If you love a person, is it only because of what you have in common, or because of a deep appreciation of who the person is? Obviously, in the specific case of a marriage, the non-observant partner would have to agree to uphold some halachos in the shared home. Similarly, non-Orthodox relatives often go to great lengths to accommodate the kashrus and Shabbos needs of their frum children, siblings, or parents. Because of the importance of the relationship, both sides have to give a little to create an atmosphere that is comfortable for everyone. It’s not easy.

But shouldn’t this give and take also, on a different level, be part of our friendships as well?

The friend who resonates with you as a teenager or young adult because of your shared religious perspective may evolve into a different type of Jew.  The classmate who once covered her elbows in July may wear plunging necklines and skinny jeans now. It can be disorienting when people change dramatically, and you may wonder how much you now have in common. If your friendship was built on nothing more than a shared love of pencil skirts, then it will be difficult to relate. However, when you really have an appreciation for the essence of a person, the friendship can evolve with you, despite your differences.

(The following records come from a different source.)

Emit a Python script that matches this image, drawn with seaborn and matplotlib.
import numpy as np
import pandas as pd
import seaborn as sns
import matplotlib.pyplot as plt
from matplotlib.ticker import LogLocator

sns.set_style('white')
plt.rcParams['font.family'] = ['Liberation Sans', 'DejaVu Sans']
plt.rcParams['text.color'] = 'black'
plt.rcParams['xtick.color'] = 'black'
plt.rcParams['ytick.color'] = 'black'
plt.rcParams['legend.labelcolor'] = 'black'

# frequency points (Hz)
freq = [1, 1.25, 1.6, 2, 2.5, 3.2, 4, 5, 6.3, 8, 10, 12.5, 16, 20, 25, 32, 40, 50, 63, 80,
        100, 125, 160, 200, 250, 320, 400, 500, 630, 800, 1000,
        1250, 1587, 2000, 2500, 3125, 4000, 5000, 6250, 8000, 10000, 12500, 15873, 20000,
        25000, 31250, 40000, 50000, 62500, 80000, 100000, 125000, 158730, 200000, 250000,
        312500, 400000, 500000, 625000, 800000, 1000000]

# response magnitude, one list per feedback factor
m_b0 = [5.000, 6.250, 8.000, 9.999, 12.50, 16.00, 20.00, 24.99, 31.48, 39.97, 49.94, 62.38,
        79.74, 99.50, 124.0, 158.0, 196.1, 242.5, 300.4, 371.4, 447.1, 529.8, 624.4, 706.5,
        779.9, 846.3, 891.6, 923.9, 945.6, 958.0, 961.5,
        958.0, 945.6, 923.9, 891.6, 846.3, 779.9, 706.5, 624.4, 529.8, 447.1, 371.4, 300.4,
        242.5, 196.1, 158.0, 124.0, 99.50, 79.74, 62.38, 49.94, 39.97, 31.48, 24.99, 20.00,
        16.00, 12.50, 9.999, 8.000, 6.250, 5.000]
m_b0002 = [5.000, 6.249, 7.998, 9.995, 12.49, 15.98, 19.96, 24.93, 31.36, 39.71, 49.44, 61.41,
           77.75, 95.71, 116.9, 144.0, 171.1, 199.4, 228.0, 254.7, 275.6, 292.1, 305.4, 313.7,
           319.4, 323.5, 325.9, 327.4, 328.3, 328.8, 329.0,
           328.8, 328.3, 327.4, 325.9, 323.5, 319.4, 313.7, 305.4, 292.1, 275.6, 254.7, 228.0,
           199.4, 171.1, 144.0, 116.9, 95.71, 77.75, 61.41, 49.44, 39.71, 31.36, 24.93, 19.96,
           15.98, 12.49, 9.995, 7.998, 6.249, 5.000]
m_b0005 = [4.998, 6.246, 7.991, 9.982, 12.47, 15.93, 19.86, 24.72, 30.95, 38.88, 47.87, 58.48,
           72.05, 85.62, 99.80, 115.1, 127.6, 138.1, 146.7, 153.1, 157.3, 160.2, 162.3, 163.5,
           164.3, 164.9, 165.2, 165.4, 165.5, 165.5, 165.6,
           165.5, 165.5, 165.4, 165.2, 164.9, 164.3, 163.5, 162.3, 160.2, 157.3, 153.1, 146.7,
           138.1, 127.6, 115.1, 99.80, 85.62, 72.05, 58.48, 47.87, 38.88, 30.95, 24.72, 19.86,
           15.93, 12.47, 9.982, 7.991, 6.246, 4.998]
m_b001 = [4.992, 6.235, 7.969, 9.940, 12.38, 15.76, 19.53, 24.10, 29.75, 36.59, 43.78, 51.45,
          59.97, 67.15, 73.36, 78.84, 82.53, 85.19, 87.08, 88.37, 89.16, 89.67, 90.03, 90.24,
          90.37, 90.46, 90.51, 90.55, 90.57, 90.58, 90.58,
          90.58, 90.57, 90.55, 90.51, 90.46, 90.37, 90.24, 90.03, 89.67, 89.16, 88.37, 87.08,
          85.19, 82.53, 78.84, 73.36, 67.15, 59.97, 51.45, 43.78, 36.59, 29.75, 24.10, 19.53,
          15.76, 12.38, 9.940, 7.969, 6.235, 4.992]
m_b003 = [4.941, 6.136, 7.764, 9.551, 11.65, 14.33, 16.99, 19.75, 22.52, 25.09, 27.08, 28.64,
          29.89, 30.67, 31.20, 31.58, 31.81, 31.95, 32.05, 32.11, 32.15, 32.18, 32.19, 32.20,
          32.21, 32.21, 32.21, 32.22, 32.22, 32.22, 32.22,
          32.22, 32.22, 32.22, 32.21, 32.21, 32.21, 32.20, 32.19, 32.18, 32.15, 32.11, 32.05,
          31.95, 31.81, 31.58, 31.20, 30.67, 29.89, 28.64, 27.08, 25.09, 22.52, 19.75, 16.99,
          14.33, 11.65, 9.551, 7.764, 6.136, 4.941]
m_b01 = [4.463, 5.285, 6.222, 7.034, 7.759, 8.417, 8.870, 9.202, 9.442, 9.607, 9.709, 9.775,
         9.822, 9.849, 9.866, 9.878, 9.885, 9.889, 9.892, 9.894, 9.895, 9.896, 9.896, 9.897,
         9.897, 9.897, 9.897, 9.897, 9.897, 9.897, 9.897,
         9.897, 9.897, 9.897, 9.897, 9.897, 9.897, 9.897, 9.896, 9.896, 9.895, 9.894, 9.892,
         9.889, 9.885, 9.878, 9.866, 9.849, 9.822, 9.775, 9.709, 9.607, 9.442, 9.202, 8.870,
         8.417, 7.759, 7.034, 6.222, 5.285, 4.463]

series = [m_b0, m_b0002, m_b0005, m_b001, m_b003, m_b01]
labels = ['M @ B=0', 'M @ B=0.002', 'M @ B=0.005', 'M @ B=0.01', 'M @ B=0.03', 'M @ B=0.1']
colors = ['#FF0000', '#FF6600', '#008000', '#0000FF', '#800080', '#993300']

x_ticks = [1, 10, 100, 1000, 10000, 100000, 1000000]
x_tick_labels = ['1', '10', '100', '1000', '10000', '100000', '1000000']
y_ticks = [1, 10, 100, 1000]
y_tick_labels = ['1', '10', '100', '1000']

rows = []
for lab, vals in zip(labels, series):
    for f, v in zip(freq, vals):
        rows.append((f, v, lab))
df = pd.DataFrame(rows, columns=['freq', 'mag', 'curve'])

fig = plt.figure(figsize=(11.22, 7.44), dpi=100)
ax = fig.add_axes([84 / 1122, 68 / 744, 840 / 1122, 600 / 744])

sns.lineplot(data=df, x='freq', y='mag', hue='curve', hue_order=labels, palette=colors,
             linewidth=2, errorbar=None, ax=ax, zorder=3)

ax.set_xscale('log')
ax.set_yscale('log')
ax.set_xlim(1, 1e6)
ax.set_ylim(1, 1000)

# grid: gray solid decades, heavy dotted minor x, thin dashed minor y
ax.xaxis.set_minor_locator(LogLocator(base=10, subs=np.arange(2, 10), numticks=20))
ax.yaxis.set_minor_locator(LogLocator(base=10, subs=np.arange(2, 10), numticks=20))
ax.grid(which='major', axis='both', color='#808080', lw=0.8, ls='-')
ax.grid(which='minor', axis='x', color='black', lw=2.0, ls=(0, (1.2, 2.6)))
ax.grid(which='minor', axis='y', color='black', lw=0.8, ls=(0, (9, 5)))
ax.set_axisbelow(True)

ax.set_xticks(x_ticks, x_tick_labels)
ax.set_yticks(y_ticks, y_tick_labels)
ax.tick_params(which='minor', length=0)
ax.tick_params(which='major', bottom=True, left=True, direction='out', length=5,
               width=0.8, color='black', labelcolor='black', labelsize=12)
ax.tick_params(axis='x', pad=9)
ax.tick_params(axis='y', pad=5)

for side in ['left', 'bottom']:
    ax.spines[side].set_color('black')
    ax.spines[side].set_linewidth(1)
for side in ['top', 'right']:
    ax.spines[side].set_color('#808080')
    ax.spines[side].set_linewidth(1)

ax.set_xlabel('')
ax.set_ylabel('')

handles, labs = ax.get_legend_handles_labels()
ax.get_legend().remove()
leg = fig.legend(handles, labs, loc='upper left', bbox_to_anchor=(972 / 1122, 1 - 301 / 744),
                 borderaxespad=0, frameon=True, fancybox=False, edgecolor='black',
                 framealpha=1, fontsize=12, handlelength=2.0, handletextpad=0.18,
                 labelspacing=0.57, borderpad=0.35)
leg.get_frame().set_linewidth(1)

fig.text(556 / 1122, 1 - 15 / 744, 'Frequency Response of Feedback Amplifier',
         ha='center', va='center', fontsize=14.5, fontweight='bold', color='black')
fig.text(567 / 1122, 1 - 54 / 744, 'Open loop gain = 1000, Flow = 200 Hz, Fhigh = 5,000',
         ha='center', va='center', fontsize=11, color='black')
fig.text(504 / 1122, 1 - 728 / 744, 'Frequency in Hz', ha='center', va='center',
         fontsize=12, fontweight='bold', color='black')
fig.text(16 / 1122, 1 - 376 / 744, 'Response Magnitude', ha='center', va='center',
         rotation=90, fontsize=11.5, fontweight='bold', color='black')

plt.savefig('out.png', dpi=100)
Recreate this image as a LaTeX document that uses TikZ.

When I began college at Stern, I thought of myself as having a unique background and perspective, and viewed many of my classmates—mostly day school and seminary graduates—as being more monolithic in their thoughts and experiences. Over time, I saw that my classmates’ hashkafos were always more diverse than they first appeared, and have evolved over the years, often in unexpected ways. While I may not understand the paths that some have chosen, I try not to judge them. Mamash, that’s the emes.